==== Recorded data ====
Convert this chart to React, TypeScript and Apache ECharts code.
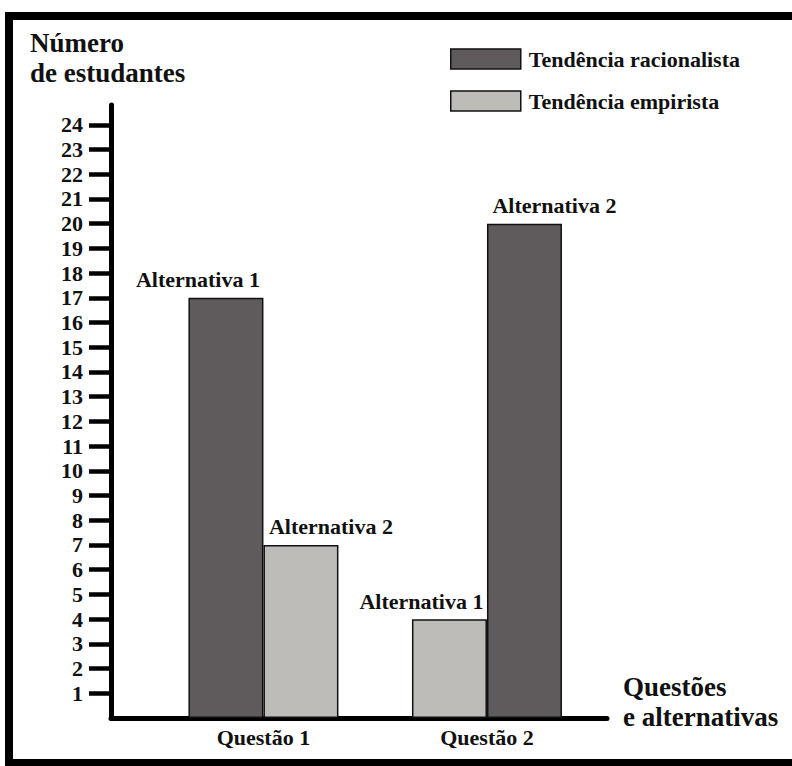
import React, { useEffect, useRef } from "react";
import * as echarts from "echarts";

const questions = ["Questão 1", "Questão 2"];
const questionIndex = [1, 2];
const alternativa1 = [17, 4];
const alternativa2 = [7, 20];
const tendencia1 = ["racionalista", "empirista"];
const tendencia2 = ["empirista", "racionalista"];
const tendencias = ["racionalista", "empirista"];
const tendenciaNames = ["Tendência racionalista", "Tendência empirista"];
const yTicks = [1, 2, 3, 4, 5, 6, 7, 8, 9, 10, 11, 12, 13, 14, 15, 16, 17, 18, 19, 20, 21, 22, 23, 24];
const yTitle = "Número\nde estudantes";
const xTitle = "Questões\ne alternativas";

const FONT = "Liberation Serif";
const colors: Record<string, string> = {
  racionalista: "#5f5a5c",
  empirista: "#bebcb9",
};
const INK = "#111";

export default function App() {
  const ref = useRef<HTMLDivElement>(null);
  useEffect(() => {
    if (!ref.current) return;
    const chart = echarts.init(ref.current, null, { renderer: "svg" });
    const barLabel = (dx: number) => ({
      show: true,
      position: "top",
      distance: 7,
      offset: [dx, 0],
      formatter: "{a}",
      fontFamily: FONT,
      fontWeight: "bold",
      fontSize: 22,
      color: INK,
    });
    const mkBar = (name: string, vals: number[], tend: string[], dx: number) => ({
      name,
      type: "bar",
      barWidth: 75,
      barGap: "0%",
      data: questionIndex.map((q, i) => ({
        value: [q, vals[i]],
        itemStyle: { color: colors[tend[i]], borderColor: INK, borderWidth: 1.5 },
      })),
      label: barLabel(dx),
    });
    const titleText = {
      fontFamily: FONT,
      fontWeight: "bold",
      fontSize: 27,
      lineHeight: 30,
      color: INK,
    };
    chart.setOption({
      animation: false,
      backgroundColor: "#fff",
      textStyle: { fontFamily: FONT },
      title: [
        { text: yTitle, left: 30, top: 28, padding: 0, textStyle: titleText },
        { text: xTitle, left: 623, top: 672, padding: 0, textStyle: titleText },
      ],
      legend: {
        orient: "vertical",
        left: 450,
        top: 48,
        padding: 0,
        itemWidth: 70,
        itemHeight: 20,
        itemGap: 20,
        icon: "rect",
        data: tendenciaNames.map((n, i) => ({
          name: n,
          itemStyle: { color: colors[tendencias[i]], borderColor: INK, borderWidth: 1.5 },
        })),
        textStyle: {
          fontFamily: FONT,
          fontWeight: "bold",
          fontSize: 22,
          color: INK,
          padding: [0, 0, 0, 3],
        },
      },
      grid: { left: 111, top: 105, width: 496, height: 613, outerBoundsMode: "none", containLabel: false },
      xAxis: {
        type: "value",
        min: 0.318,
        max: 2.537,
        axisLine: { show: true, lineStyle: { color: "#000", width: 5 } },
        axisTick: { show: false },
        splitLine: { show: false },
        axisLabel: {
          customValues: questionIndex,
          formatter: (v: number) => questions[questionIndex.indexOf(v)] ?? "",
          fontFamily: FONT,
          fontWeight: "bold",
          fontSize: 22,
          color: INK,
          margin: 8,
        },
      },
      yAxis: {
        type: "value",
        min: 0,
        max: 24.8,
        axisLine: { show: true, lineStyle: { color: "#000", width: 5 } },
        axisTick: {
          show: true,
          customValues: yTicks,
          length: 22,
          lineStyle: { color: "#000", width: 4.5 },
        },
        axisLabel: {
          customValues: yTicks,
          fontFamily: FONT,
          fontWeight: "bold",
          fontSize: 22,
          color: INK,
          margin: 28,
        },
        splitLine: { show: false },
      },
      series: [
        mkBar("Alternativa 1", alternativa1, tendencia1, -28),
        mkBar("Alternativa 2", alternativa2, tendencia2, 30),
        { name: tendenciaNames[0], type: "line", data: [], itemStyle: { color: colors.racionalista } },
        { name: tendenciaNames[1], type: "line", data: [], itemStyle: { color: colors.empirista } },
      ],
      graphic: [
        {
          type: "rect",
          silent: true,
          shape: { x: 9, y: 16, width: 800, height: 747 },
          style: { fill: "none", stroke: "#000", lineWidth: 8 },
        },
      ],
    });
    return () => chart.dispose();
  }, []);
  return (
    <div
      ref={ref}
      style={{ position: "fixed", left: 0, top: 0, width: 792, height: 766, background: "#fff" }}
    />
  );
}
====
> The request
Pictures stay out. Print the data exactly, from its first line through the line containing "import * as".

> Exercise output
Convert this chart to React, TypeScript and Apache ECharts code.
import React, { useEffect, useRef } from "react";
import * as echarts from "echarts";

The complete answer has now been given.